B.C. Conservative Party leader John Cummins joined the 51st annual Langley Walk last Sunday, starting the mass event dead last, holding his one-year-old granddaughter Marley in his arms.

Cummins, 71, was joined by his wife Sue and a young public relations staffer who has known the Cummins family since she was in grade four.

The media handler's Twitter hashtag is PRrookieBC.

She sometimes starts out Cummins' daily media itinerary like this: "If you woke up this morning and asked yourself 'Gee, I wonder what Mr. John Cummin's (Sic) is doing today' I humbly invite you to read below.

"John Cummins will wake-up early at home in Langley today. After breakfast he'll point his old Ford truck north and drive into Burnaby for a televised discussion on transportation. He is looking forward to this interview."

The Cummins campaign is not flush with money or expertise -- and why he would look forward to interviews at this stage of the game is unclear.

The Conservative leader, a hot political commodity two years ago, is no longer a serious player.

Only 10 per cent of British Columbians, according to an Angus Reid Public Opinion poll, support the Conservatives. Only five per cent think Cummins would make the best premier.

Unlike Premier Christy Clark or NDP leader Adrian Dix, Cummins is rarely followed by an entourage of reporters and political aides. He tours the province mostly in his 12-year-old pickup truck, not in a big campaign bus.

Martyn Brown, who directed former premier Gordon Campbell's three campaigns, said that Cummins' ineptitude as party leader was responsible for the Conservative Party's "amateur hour" campaign.

"Its fundamental problem was in choosing a leader who alienated money, membership growth and moderates who might have presented a more urbane and youthful alternative to the BC Liberals."

Brown added that the provincial Conservatives were largely spurned by the federal Conservative Party and could never move its base beyond the far-right fringe.

"Cummins' own reputation salted that dynamic and try as he did to present a more centrist, reasonable version of himself, his range of candidates told the story," said Brown. "Almost all white, aging men, with no organizational support and obviously terrible candidate screening."

'Really pleased with way it's going': Cummins

As Cummins joined the Langley Walk last weekend, there was little to suggest that he was a political leader rather than just another senior citizen joining a mass fitness event with his family.

Suddenly two reporters appeared and Cummins grimly smiled. "We're really pleased with the way it's going," said Cummins, a polite and friendly man. "Getting a great response here today. So we're quite pleased."

About his dubious chances of election in the riding of Langley where he is up against Liberal Mary Polak and New Democrat Andrew Mercier, Cummins provided a platitude as wan as his poll numbers: "A campaign isn't a 100-yard dash; it's a marathon of hurdles."

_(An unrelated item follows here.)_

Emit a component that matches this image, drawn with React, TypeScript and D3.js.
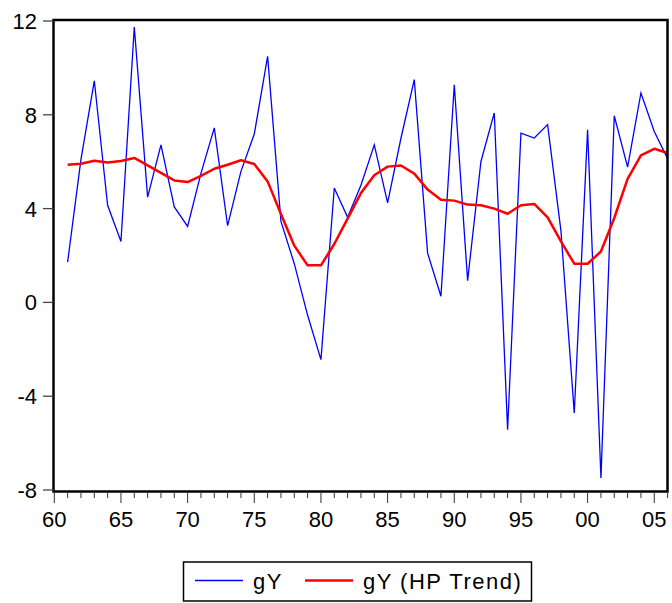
import React from "react";
import * as d3 from "d3";

// years 1961-2006
const years = d3.range(1961, 2007);

// growth rate gY
const gY = [
	1.72, 6.1, 9.45, 4.14, 2.6, 11.74, 4.49, 6.72, 4.07, 3.24,
	5.5, 7.44, 3.27, 5.59, 7.18, 10.49, 3.45, 1.65, -0.55, -2.44,
	4.88, 3.63, 5.0, 6.72, 4.24, 7.0, 9.5, 2.1, 0.26, 9.28,
	0.93, 6.01, 8.08, -5.43, 7.22, 7.01, 7.58, 3.05, -4.72, 7.36,
	-7.49, 7.96, 5.77, 8.93, 7.29, 6.13
];

// HP filter trend of gY
const gYTrend = [
	5.87, 5.91, 6.04, 5.97, 6.03, 6.16, 5.84, 5.52, 5.2, 5.13,
	5.4, 5.7, 5.87, 6.06, 5.9, 5.16, 3.77, 2.42, 1.58, 1.58,
	2.49, 3.57, 4.66, 5.42, 5.79, 5.84, 5.49, 4.81, 4.38, 4.34,
	4.17, 4.14, 4.0, 3.78, 4.14, 4.2, 3.63, 2.6, 1.65, 1.65,
	2.17, 3.6, 5.27, 6.27, 6.55, 6.37
];

const yTicks = [-8, -4, 0, 4, 8, 12];
const xMajor = [1960, 1965, 1970, 1975, 1980, 1985, 1990, 1995, 2000, 2005];
const xMinor = d3.range(1960, 2007);
const fmtYear = (y: number) => String(y % 100).padStart(2, "0");

const legendItems = [
	{ label: "gY", color: "#0000ff", width: 1.3 },
	{ label: "gY (HP Trend)", color: "#ff0000", width: 2.5 }
];

const font = "'Liberation Sans', Arial, Helvetica, sans-serif";

export default function App() {
	const w = 672;
	const h = 603;
	const left = 53.5;
	const right = 667.5;
	const top = 20;
	const bottom = 491.5;

	// Scales
	const xScale = d3.scaleLinear().domain([1960, 2006]).range([54.3, 667.6]);
	const yScale = d3.scaleLinear().domain([-8, 12]).range([490, 21]);

	const line = d3
		.line<number>()
		.x((d, i) => xScale(years[i]))
		.y(d => yScale(d));

	return (
		<svg
			width={w}
			height={h}
			viewBox={`0 0 ${w} ${h}`}
			style={{ position: "absolute", left: 0, top: 0, background: "#fff" }}
			fontFamily={font}
		>
			<rect x={0} y={0} width={w} height={h} fill="#fff" />

			{/* series */}
			<path d={line(gY) || ""} fill="none" stroke="#0000ff" strokeWidth={1.3} strokeLinejoin="miter" />
			<path d={line(gYTrend) || ""} fill="none" stroke="#ff0000" strokeWidth={2.5} strokeLinejoin="round" />

			{/* frame */}
			<rect
				x={left}
				y={top}
				width={right - left}
				height={bottom - top}
				fill="none"
				stroke="#000"
				strokeWidth={2.5}
			/>

			{/* y-axis */}
			{yTicks.map(t => (
				<g key={t}>
					<line x1={43} x2={left} y1={yScale(t)} y2={yScale(t)} stroke="#444" strokeWidth={1.3} />
					<text x={37} y={yScale(t)} dy="0.36em" textAnchor="end" fontSize={22} fill="#000">
						{t}
					</text>
				</g>
			))}

			{/* x-axis */}
			{xMinor.map(t => (
				<line
					key={t}
					x1={xScale(t)}
					x2={xScale(t)}
					y1={bottom}
					y2={xMajor.includes(t) ? 503 : 498}
					stroke="#333"
					strokeWidth={1}
				/>
			))}
			{xMajor.map(t => (
				<text key={t} x={xScale(t)} y={526.5} textAnchor="middle" fontSize={22} fill="#000">
					{fmtYear(t)}
				</text>
			))}

			{/* legend */}
			<rect x={183.5} y={562} width={348} height={39} fill="#fff" stroke="#000" strokeWidth={1.5} />
			{legendItems.map((d, i) => {
				const x0 = i === 0 ? 195 : 305;
				return (
					<g key={d.label}>
						<line x1={x0} x2={x0 + 48} y1={580.5} y2={580.5} stroke={d.color} strokeWidth={d.width} />
						<text x={x0 + 58} y={589} fontSize={22} letterSpacing={1.5} fill="#000">
							{d.label}
						</text>
					</g>
				);
			})}
		</svg>
	);
}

A marathon in which Cummins has never been in the race. Polls suggest that much of the support for the Conservatives over the past two years has drifted back to the BC Liberals, helping Clark narrow the gap with the NDP.

The Conservative surge in 2011 was a "mirage," said pollster Mario Canseco, vice-president of Angus Reid.

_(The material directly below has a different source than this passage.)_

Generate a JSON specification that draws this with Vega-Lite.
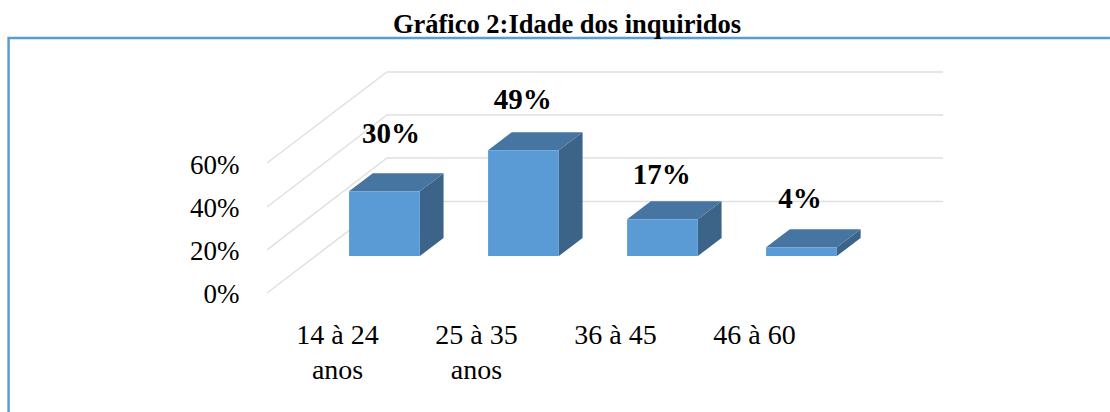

"We had them as high as 23 per cent at one point. But there was never a connection with the leader. And when you don't have that, third parties tend to do worse in the election than they were doing six or seven months before."

Days before the campaign, two senior party officials, a key political advisor and the party's communications director, left the party. Three candidates were dropped by Cummins in one week in the campaign for inappropriate statements, otherwise known as "bozo eruptions."

Mischa Popoff was perhaps the zaniest of the defrocked candidates, posting a YouTube video entitled "Mischa Popoff Will Not Be Bullied," in which the he rails against his former leader while being head-butted by a bull.

Said former BC Liberal strategist Brown: "In many ways, the Mischa Popoff YouTube video was a metaphor for their whole campaign. A party up against a fence, getting reamed by its own uncontrollable members who became a joke because it took itself so seriously."

'Full Gran Torino'

Cummins' performance in the televised leaders' debate was considered by most observers to be the worst of the four participants. His Angry Old White Guy persona prompted one TV reporter to tweet that Cummins "went full Gran Torino," a reference to the movie in which the aging Clint Eastwood character takes on some Detroit area bad guys.

"Cummins' horrible performance, coupled with the complete lack of any provincial campaign, confirmed that it was not a real alternative," said Brown, adding that the Conservatives could still take enough votes in some Interior ridings to allow the NDP to slip up the middle.

It wasn't supposed to turn out like this when a group of about 20 small-c conservatives, mostly disaffected BC Liberal supporters, met in a downtown Vancouver hotel in early 2011 and agreed to come up with about $40,000 to back a bid by Cummins to take over the BC Conservatives.

Soon the adjective "resurgent" was regularly attached to Cummins' Conservative Party in media reports. His once moribund party was tied with the BC Liberals with over 20 per cent support in the polls. The party's progress gained momentum when MLA John van Dongen left the BC Liberals and joined the Conservatives. A nervous business community feared that Cummins would fatally split the "free-enterprise" coalition behind the BC Liberals, which targeted him with attack ads.

But the Conservative Party balloon burst in 2012. The party finished poorly in third place in two byelections. Then an internal civil war shattered Cummins' leadership and all but destroyed the Conservatives' chance of becoming a viable third party on the right, the B.C. equivalent of the Wildrose Party in Alberta. Cummins narrowly survived a leadership review.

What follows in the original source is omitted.